Super-Wide Color Tunability from a Single Electrochromic Device through In Situ Reconstruction of Optical Cavity

Abstract

Electrochromic (EC) displays, as non-emissive (passive) displays with low energy consumption, have garnered significant attention from both industry and academia in recent years. Nevertheless, traditional EC technology faces challenges in achieving full-color displays within a single device due to its limited color gamut, even though full-color capability is highly desirable for eliminating the need for complex RGB subpixel mosaics. Herein, a new strategy is proposed utilizing in situ, electrically driven reconstruction of optical cavities on an electrochromic electrode surface to fabricate EC devices with super-wide color tunability. The device fabricated by this approach can create a wide variety of colors from yellow, orange, red, violet, blue, and cyan to green in a single EC device that almost spans the entire visible region (Δhue approaches 360°).
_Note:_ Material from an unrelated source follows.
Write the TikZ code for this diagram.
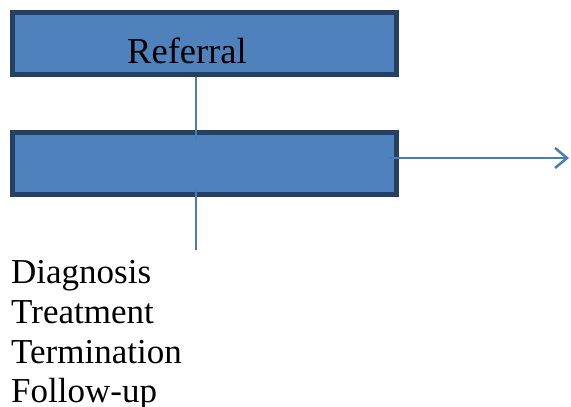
\documentclass[tikz,border=0pt]{standalone}
\usepackage{fontspec}
\setmainfont{Liberation Serif}
\usetikzlibrary{arrows.meta}
\definecolor{boxfill}{HTML}{4F81BD}
\definecolor{boxline}{HTML}{254061}
\definecolor{conn}{HTML}{4A7EBB}
\begin{document}
\begin{tikzpicture}[x=1pt,y=-1pt,
  blockbox/.style={draw=boxline,fill=boxfill,line width=5pt,minimum width=384pt,minimum height=62pt,inner sep=0pt},
  lbl/.style={anchor=base west,inner sep=0pt,font=\fontsize{35}{40}\selectfont},
  connline/.style={draw=conn,line width=2.5pt}]
\useasboundingbox (0,0) rectangle (571,407);
\node[blockbox] (box1) at (204.5,43.5) {};
\node[blockbox] (box2) at (204.5,163.5) {};
\node[lbl,font=\fontsize{36.5}{40}\selectfont] (ref) at (127,63) {Referral};
\coordinate (a1) at (196,77);
\coordinate (a2) at (196,140);
\coordinate (b1) at (196,189);
\coordinate (b2) at (196,250);
\coordinate (c1) at (388,158);
\coordinate (c2) at (569,158);
\draw[connline] (a1) -- (a2);
\draw[connline] (b1) -- (b2);
\draw[connline,-{Straight Barb[length=12pt,width=20pt,line width=2.5pt]}] (c1) -- (c2);
\node[lbl] (d1) at (11,283) {Diagnosis};
\node[lbl] (d2) at (11,323) {Treatment};
\node[lbl] (d3) at (11,363) {Termination};
\node[lbl] (d4) at (11,402) {Follow-up};
\end{tikzpicture}
\end{document}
Apart from the super-wide color tunability, the devices also have small working voltage window (0.2-1.8 V), outstanding bistability (>8 h), extremely low power consumption (≈2.3 mW cm⁻²) and good cycling ability (≈4.3% decay rate after 1,000 cycles). Moreover, the super-wide color tunability of these EC devices has been demonstrated in diverse applications, including shifting rainbow flower images, color palettes, and information displays.